Tuesday, January 21, 2014

I Was Wondering


I was wondering, why am I doing this blog thing?  I really am not sure.  I have never been a writer or even good at spelling.  I just know I have had the strongest desire to write.  I fought it for several months telling myself I must be going crazy in my truck.  I would ketch myself thinking of things to write down, not anything specific just random thoughts.

I finally gave in a little bit and started texting my family about anything that came to my mind.  Yes I am sure I was driving them crazy also.  This texting thing kind of helped ease the desire for a short time but then it got worse it was like giving into an addiction; if any of you have ever had an addiction you know what I am talking about.  I kept texting but it felt like I needed to do more.

That’s when I started writing in a notebook but the way I write I was going through paper like crazy.  Not because I was writing too much I was making way to many mistakes; I would reread what I wrote and it just did not make much sense so I would rip it out and start over.  I am sure you are thinking, well he is not doing much better.

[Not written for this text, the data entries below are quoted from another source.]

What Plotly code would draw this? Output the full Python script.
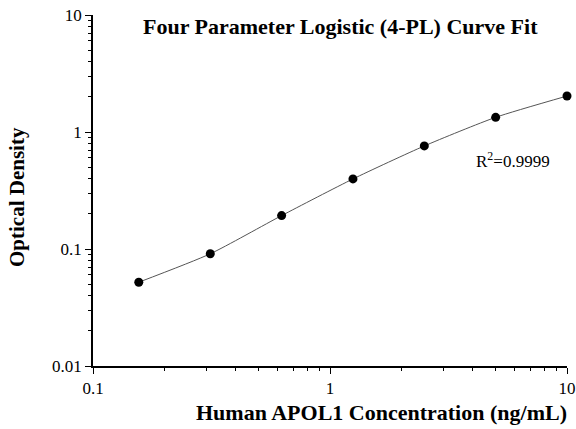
import plotly.graph_objects as go

# Data
concentration = [0.156, 0.3125, 0.625, 1.25, 2.5, 5, 10]
optical_density = [0.052, 0.091, 0.193, 0.397, 0.76, 1.335, 2.03]
y_tickvals = [0.01, 0.1, 1, 10]
y_ticktext = ["0.01", "0.1", "1", "10"]
x_tickvals = [0.1, 1, 10]
x_ticktext = ["0.1", "1", "10"]

FONT = "Liberation Serif"
W, H = 576, 429
L, R, T, B = 93, 9, 15, 63
PW, PH = W - L - R, H - T - B


def px(x):
    return (x - L) / PW


def py(y):
    return (H - B - y) / PH


fig = go.Figure()
fig.add_trace(go.Scatter(
    x=concentration, y=optical_density, mode="lines",
    line=dict(color="#555555", width=1, shape="spline", smoothing=0.6),
    hoverinfo="skip", showlegend=False))
fig.add_trace(go.Scatter(
    x=concentration, y=optical_density, mode="markers",
    marker=dict(color="black", size=9),
    showlegend=False, cliponaxis=False))

axis_common = dict(
    type="log", showgrid=False, zeroline=False, showline=True,
    linecolor="black", linewidth=1.5, ticks="outside", ticklen=6,
    tickwidth=1.2, tickcolor="black", automargin=False,
    tickfont=dict(family=FONT, size=17, color="black"),
    minor=dict(ticks="outside", ticklen=3, tickwidth=1, tickcolor="black",
               dtick="D1", showgrid=False),
)

fig.update_xaxes(range=[-1, 1], tickvals=x_tickvals, ticktext=x_ticktext, **axis_common)
fig.update_yaxes(range=[-2, 1], tickvals=y_tickvals, ticktext=y_ticktext, **axis_common)

fig.update_layout(
    width=W, height=H,
    margin=dict(l=L, r=R, t=T, b=B, autoexpand=False),
    paper_bgcolor="white", plot_bgcolor="white",
    annotations=[
        dict(text="<b>Four Parameter Logistic (4-PL) Curve Fit</b>", xref="paper", yref="paper",
             x=px(340), y=py(27), xanchor="center", yanchor="middle",
             font=dict(family=FONT, size=22, color="black"), showarrow=False),
        dict(text="<b>Human APOL1 Concentration (ng/mL)</b>", xref="paper", yref="paper",
             x=px(381), y=py(412), xanchor="center", yanchor="middle",
             font=dict(family=FONT, size=22, color="black"), showarrow=False),
        dict(text="<b>Optical Density</b>", xref="paper", yref="paper",
             x=px(17), y=py(197), xanchor="center", yanchor="middle", textangle=-90,
             font=dict(family=FONT, size=21, color="black"), showarrow=False),
        dict(text="R<sup>2</sup>=0.9999", xref="paper", yref="paper",
             x=px(513), y=py(160), xanchor="center", yanchor="middle",
             font=dict(family=FONT, size=17, color="black"), showarrow=False),
    ],
)

fig.write_html("out.html", config={"displayModeBar": False},
               post_script="document.body.style.margin='0px';")
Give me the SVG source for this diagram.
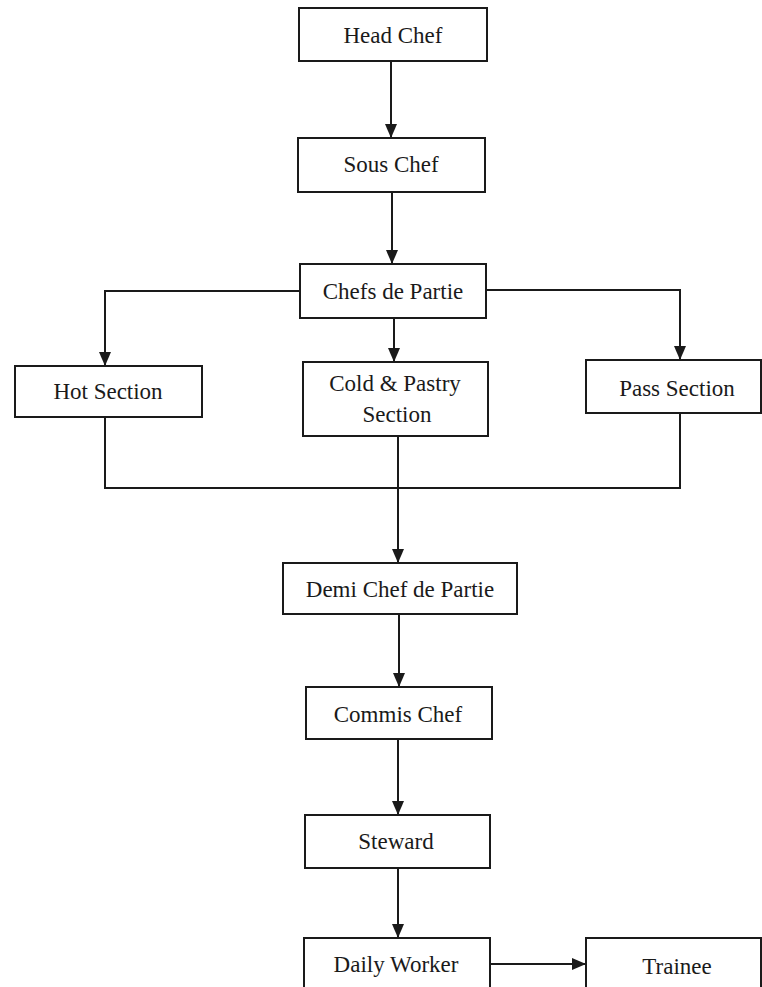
<svg xmlns="http://www.w3.org/2000/svg" width="762" height="987" viewBox="0 0 762 987">
<style>
.box{fill:#fff;stroke:#1a1a1a;stroke-width:2}
.lbl{font-family:"Liberation Serif","Times New Roman",serif;font-size:23px;fill:#1a1a1a;text-anchor:middle}
.ln{fill:none;stroke:#1a1a1a;stroke-width:2}
</style>
<defs>
<marker id="ah" markerWidth="14" markerHeight="12" refX="13" refY="6" orient="auto" markerUnits="userSpaceOnUse" viewBox="0 0 14 12">
<path d="M0,0 L14,6 L0,12 Z" fill="#1a1a1a"/>
</marker>
</defs>
<rect width="762" height="987" fill="#fff"/>
<g id="connectors">
<path class="ln" d="M391,61 V137" marker-end="url(#ah)"/>
<path class="ln" d="M392,192 V263" marker-end="url(#ah)"/>
<path class="ln" d="M300,291 H105 V365" marker-end="url(#ah)"/>
<path class="ln" d="M394,318 V361" marker-end="url(#ah)"/>
<path class="ln" d="M486,290 H680 V359" marker-end="url(#ah)"/>
<path class="ln" d="M105,417 V488 H680 V413"/>
<path class="ln" d="M398,436 V562" marker-end="url(#ah)"/>
<path class="ln" d="M399,614 V686" marker-end="url(#ah)"/>
<path class="ln" d="M398,739 V814" marker-end="url(#ah)"/>
<path class="ln" d="M398,868 V937" marker-end="url(#ah)"/>
<path class="ln" d="M490,964 H585" marker-end="url(#ah)"/>
</g>
<g id="head-chef"><rect class="box" x="299" y="8" width="188" height="53"/><text class="lbl" x="393" y="43">Head Chef</text></g>
<g id="sous-chef"><rect class="box" x="298" y="138" width="187" height="54"/><text class="lbl" x="391" y="172">Sous Chef</text></g>
<g id="chefs-de-partie"><rect class="box" x="300" y="264" width="186" height="54"/><text class="lbl" x="393" y="299">Chefs de Partie</text></g>
<g id="hot-section"><rect class="box" x="15" y="366" width="187" height="51"/><text class="lbl" x="108" y="399">Hot Section</text></g>
<g id="cold-pastry"><rect class="box" x="303" y="362" width="185" height="74"/><text class="lbl" x="395" y="391">Cold &amp; Pastry</text><text class="lbl" x="397" y="422">Section</text></g>
<g id="pass-section"><rect class="box" x="586" y="360" width="175" height="53"/><text class="lbl" x="677" y="396">Pass Section</text></g>
<g id="demi-chef"><rect class="box" x="283" y="563" width="234" height="51"/><text class="lbl" x="400" y="597">Demi Chef de Partie</text></g>
<g id="commis-chef"><rect class="box" x="306" y="687" width="186" height="52"/><text class="lbl" x="398" y="722">Commis Chef</text></g>
<g id="steward"><rect class="box" x="305" y="815" width="185" height="53"/><text class="lbl" x="396" y="849">Steward</text></g>
<g id="daily-worker"><rect class="box" x="304" y="938" width="186" height="60"/><text class="lbl" x="396" y="972">Daily Worker</text></g>
<g id="trainee"><rect class="box" x="586" y="938" width="175" height="60"/><text class="lbl" x="677" y="974">Trainee</text></g>
</svg>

I finally got the old computer up and running. This made it much easier for me to just delete certain things and not everything.  I wrote my first story ever in a notebook and moved it to the computer.  For most people this would not be that big of a deal.  For me it was a great accomplishment and I felt it was inspired; The Dream Ranch.

 I was able to corner my boys and Pretty Girl just after Christmas.  I made them be the Ginny pigs, I asked Pretty Girl to read it, knowing I would get choked up; I know it’s silly but I get pretty emotional lately.  Any way I think it went over quite well at least they did not boo or laugh at me of course they might have just been being nice to their old man.  I felt like a weight had been lifted from my shoulders after completing the story and then again it was like I had given into another addiction I felt I needed to start writing again. 

So I started this crazy blog.  I ketch myself thinking often about what I want to write about it is seldom anything I plan most of the time it is things that just pop into my mind.  I still feel I am being inspired to write.  Although I have no idea why, but who am I to argue with inspiration.  I hope someday I might figure out why I need to do this. 
 For those of you that humor me and read my post thanks.